My family own a copy of Dan Burstein’s similar analysis of Brown’s ‘Angels and Demons’. I confess that I found Brown’s novel so mind-numbingly stupid in so many ways (not least his representations of particle physics, which were flat out wrong) that I really couldn’t face reading anything more about the topic and set Burstein’s book aside. No criticism of Burstein, of course, the word is ‘collateral damage’, and I know very well how much effort is required to write non-fiction. I really should have another go.
I can really recommend Secrets of Inferno, if only for the section on Dante. He is a remarkably interesting figure and this book has awakened a desire to learn more of him.
Years ago I read the Larry Niven/Jerry Pournelle take on Inferno – haven’t read the original…absolutely, I really must!
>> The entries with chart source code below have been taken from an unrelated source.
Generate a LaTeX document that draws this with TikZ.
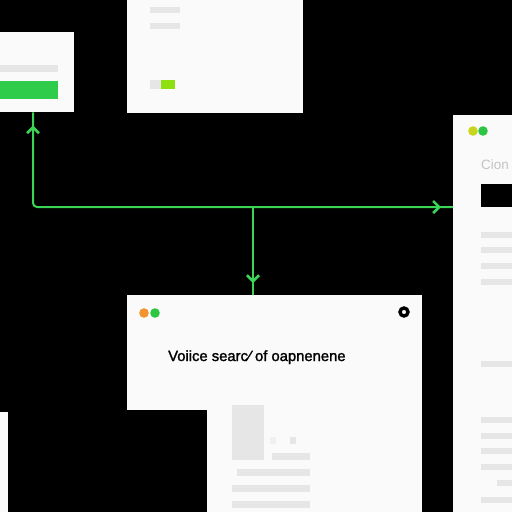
\documentclass[tikz,border=0pt]{standalone}
\usepackage{fontspec}
\setmainfont{Liberation Sans}
\newfontfamily\titlefont[FakeBold=1.6]{Liberation Sans}
\usetikzlibrary{arrows.meta,decorations.markings,calc}
\definecolor{flowgreen}{HTML}{3AD457}
\definecolor{bargreen}{HTML}{2FCB4B}
\definecolor{limegreen}{HTML}{8EE010}
\definecolor{dotyellow}{HTML}{C9D41C}
\definecolor{dotgreen}{HTML}{2DC644}
\definecolor{dotorange}{HTML}{F29330}
\definecolor{barGray}{HTML}{E6E6E6}
\definecolor{panelwhite}{HTML}{FAFAFA}
\definecolor{textgray}{HTML}{C4C4C4}
\tikzset{
  panel/.style={fill=panelwhite, draw=none, inner sep=0pt, anchor=north west},
  bar/.style={fill=barGray},
  flow/.style={draw=flowgreen, line width=2pt},
  tipend/.style={postaction={decorate, decoration={markings,
      mark=at position -12pt with {\arrow[flowgreen, line width=2.6pt, line join=round, line cap=round]{Straight Barb[length=6pt,width=12pt]}}}}},
  tipstart/.style={postaction={decorate, decoration={markings,
      mark=at position 13pt with {\arrowreversed[flowgreen, line width=2.6pt, line join=round, line cap=round]{Straight Barb[length=6pt,width=12pt]}}}}},
}
\begin{document}
\begin{tikzpicture}[x=1pt,y=-1pt]
\useasboundingbox (0,0) rectangle (512,512);
\fill[black] (0,0) rectangle (512,512);
\clip (0,0) rectangle (512,512);

% panels
\node[panel, minimum width=74pt, minimum height=80pt] (tl) at (0,32) {};
\node[panel, minimum width=176pt, minimum height=118pt] (tm) at (127,-5) {};
\node[panel, minimum width=70pt, minimum height=400pt] (rb) at (453,115) {};
\node[panel, minimum width=295pt, minimum height=115pt] (dlg) at (127,295) {};
\node[panel, minimum width=215pt, minimum height=110pt] (lp) at (207,405) {};
\node[panel, minimum width=8pt, minimum height=100pt] (ls) at (0,412) {};

% top-left panel content
\fill[bar] (0,65) rectangle (58,72);
\fill[bargreen] (0,81) rectangle (58,99);

% top-middle panel content
\fill[bar] (150,7) rectangle (180,13);
\fill[bar] (150,23) rectangle (180,29);
\fill[bar] (150,80) rectangle (161,89);
\fill[limegreen] (161,80) rectangle (175,89);

% right panel content
\fill[dotyellow] (473,131) circle (4.8);
\fill[dotgreen] (483,131) circle (4.8);
\node[anchor=base west, inner sep=0pt, text=textgray, font=\fontsize{13.5}{15}\selectfont] (cion) at (481,169) {Cion};
\fill[black] (481,184) rectangle (512,207);
\foreach \y in {232,247,263,279,361,417,433,448,464,497}
  \fill[bar] (481,\y) rectangle (512,\y+6);
\fill[bar] (497,480) rectangle (512,486);

% dialog content
\fill[dotorange] (144,313) circle (4.8);
\fill[dotgreen] (155,313) circle (4.8);
\draw[black, line width=3.4pt] (404,312) circle (4);
\node[anchor=base west, inner sep=0pt, font=\titlefont\fontsize{14.8}{16}\selectfont] (title) at (168,361) {Voiice searc\kern0.6pt⁄\kern4pt of oapnenene};

% lower panel content
\fill[bar] (232,405) rectangle (264,460);
\fill[barGray!60] (270,437) rectangle (276,444);
\fill[bar] (290,437) rectangle (296,444);
\fill[bar] (272,453) rectangle (310,460);
\fill[bar] (237,469) rectangle (310,476);
\fill[bar] (232,485) rectangle (310,492);
\fill[bar] (232,501) rectangle (310,508);

% connectors
\coordinate (c) at (33,207);
\coordinate (j) at (253,207);
\draw[flow, rounded corners=4pt, tipstart, tipend] (c |- tl.south) -- (c) -- (rb.west |- c);
\draw[flow, tipend] (j) -- (j |- dlg.north);
\end{tikzpicture}
\end{document}
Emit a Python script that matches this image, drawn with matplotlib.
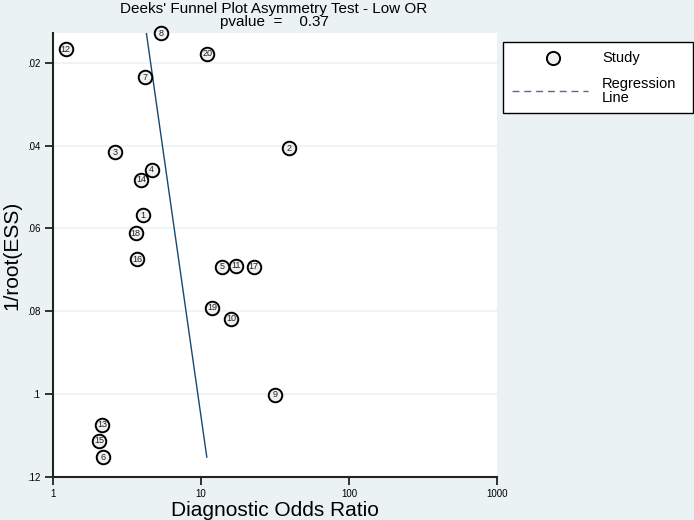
import numpy as np
import matplotlib
matplotlib.use('Agg')
import matplotlib.pyplot as plt
from matplotlib.patches import Rectangle

plt.rcParams['font.family'] = ['Liberation Sans', 'DejaVu Sans']

# dados
estudos = ['12', '8', '20', '7', '3', '2', '4', '14', '1', '18',
           '16', '5', '11', '17', '19', '10', '9', '13', '15', '6']
dor = [1.22, 5.39, 11.0, 4.18, 2.61, 39.1, 4.64, 3.95, 4.06, 3.62,
       3.71, 13.9, 17.3, 22.7, 11.9, 15.9, 31.6, 2.15, 2.05, 2.17]
inv_raiz_ess = [0.0167, 0.0129, 0.0178, 0.0235, 0.0416, 0.0407, 0.0458, 0.0483, 0.0568, 0.0612,
                0.0674, 0.0693, 0.0690, 0.0693, 0.0792, 0.0818, 0.1001, 0.1074, 0.1112, 0.1152]
# reta de regressao: ln(DOR) = a + b * 1/root(ESS)
reg_a = 1.334
reg_b = 9.18
pvalor = 0.37

fundo = '#eaf2f3'
azul = '#1a476f'
W, H = 694., 520.

def fx(px):
    return px / W

def fy(py):
    return 1 - py / H

fig = plt.figure(figsize=(6.94, 5.2), dpi=100, facecolor=fundo)
ax = fig.add_axes([0.0764, 0.0827, 0.640, 0.854])
ax.set_facecolor('white')

ax.set_xscale('log')
ax.set_xlim(1, 1000)
ax.set_ylim(0.12, 0.0128)

ax.set_yticks([0.02, 0.04, 0.06, 0.08, 0.1, 0.12])
ax.set_yticklabels(['.02', '.04', '.06', '.08', '.1', '.12'])
ax.set_xticks([1, 10, 100, 1000])
ax.set_xticklabels(['1', '10', '100', '1000'])
ax.minorticks_off()
ax.tick_params(labelsize=7, length=6, width=1.3, direction='out', color='#222222', pad=3)
ax.grid(True, axis='y', color=fundo, linewidth=1.2)
ax.set_axisbelow(True)

for lado in ['top', 'right']:
    ax.spines[lado].set_visible(False)
for lado in ['left', 'bottom']:
    ax.spines[lado].set_linewidth(1.5)
    ax.spines[lado].set_color('#222222')

# regressao
yy = np.array([min(inv_raiz_ess), max(inv_raiz_ess)])
ax.plot(np.exp(reg_a + reg_b * yy), yy, color=azul, linewidth=1.0, zorder=2)

# estudos
ax.scatter(dor, inv_raiz_ess, s=95, facecolor='#f0f0f0', edgecolor='black',
           linewidth=1.4, zorder=3, clip_on=False)
for e, x, y in zip(estudos, dor, inv_raiz_ess):
    ax.text(x, y, e, fontsize=6.5, ha='center', va='center', zorder=4, color='#222222')

ax.set_xlabel('Diagnostic Odds Ratio', fontsize=15, labelpad=1)
ax.set_ylabel('1/root(ESS)', fontsize=15, labelpad=4)

fig.text(fx(273.5), fy(2), "Deeks' Funnel Plot Asymmetry Test - Low OR", fontsize=11,
         ha='center', va='top')
fig.text(fx(274), fy(15), 'pvalue  =    %.2f' % pvalor, fontsize=11, ha='center', va='top')

# legenda
fig.patches.append(Rectangle((fx(503), fy(113)), fx(693) - fx(503), fy(42) - fy(113),
                             transform=fig.transFigure, facecolor='white',
                             edgecolor='black', linewidth=1.0))
fig.lines.append(plt.Line2D([fx(553)], [fy(58)], transform=fig.transFigure, marker='o',
                            markersize=9.5, markerfacecolor='#f0f0f0',
                            markeredgecolor='black', markeredgewidth=1.4, linestyle='none'))
fig.lines.append(plt.Line2D([fx(512), fx(588)], [fy(91), fy(91)], transform=fig.transFigure,
                            color='#4a6f8f', linestyle=(0, (5, 3.5)), linewidth=1.0))
fig.text(fx(602), fy(58), 'Study', fontsize=10.5, va='center', ha='left')
fig.text(fx(602), fy(91), 'Regression\nLine', fontsize=10.5, va='center', ha='left',
         linespacing=0.95)

plt.savefig('out.png', dpi=100, facecolor=fundo)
Thanks for the thoughtful commentary on our book, Secrets of Inferno. Towards the end of your review you note that,
“If you’re not a fan of Dan Brown, Secrets of Inferno will probably not turn you into one, but at the very least it might convince you to read Dante’s Inferno (and Purgatorio and Paradiso), which I think would satisfy Messrs Burstein and De Keijzer. I know it has convinced me.”
As a lifelong Dante enthusiast, I can tell you there is no more satisfying conclusion of the process we engaged in to create this book, than the news that our readers will take new interest in Dante’s Divine Comedy and read it and think about its modern implications for themselves. Let us know what you think as you read Dante! Thanks again for devoting your blog’s attention to our book.
Co-author, Co-editor, Secrets of Inferno: In the Footsteps of Dante and Dan Brown
Thank you so much for reading and commenting on the review. Now I’m really glad I liked the book and wrote a positive review 😉
I had of course heard of the Divine Comedy before but had never considered reading it until I read Brown’s novel. This book, and your essays in particular convinced me that I must. The two books together also moved Florence to my number one must-see spot should I ever be able to travel to Europe.
I’m also looking forward to the Secrets of Inferno blog which I hear is launching soon. I’ll be sure to drop by.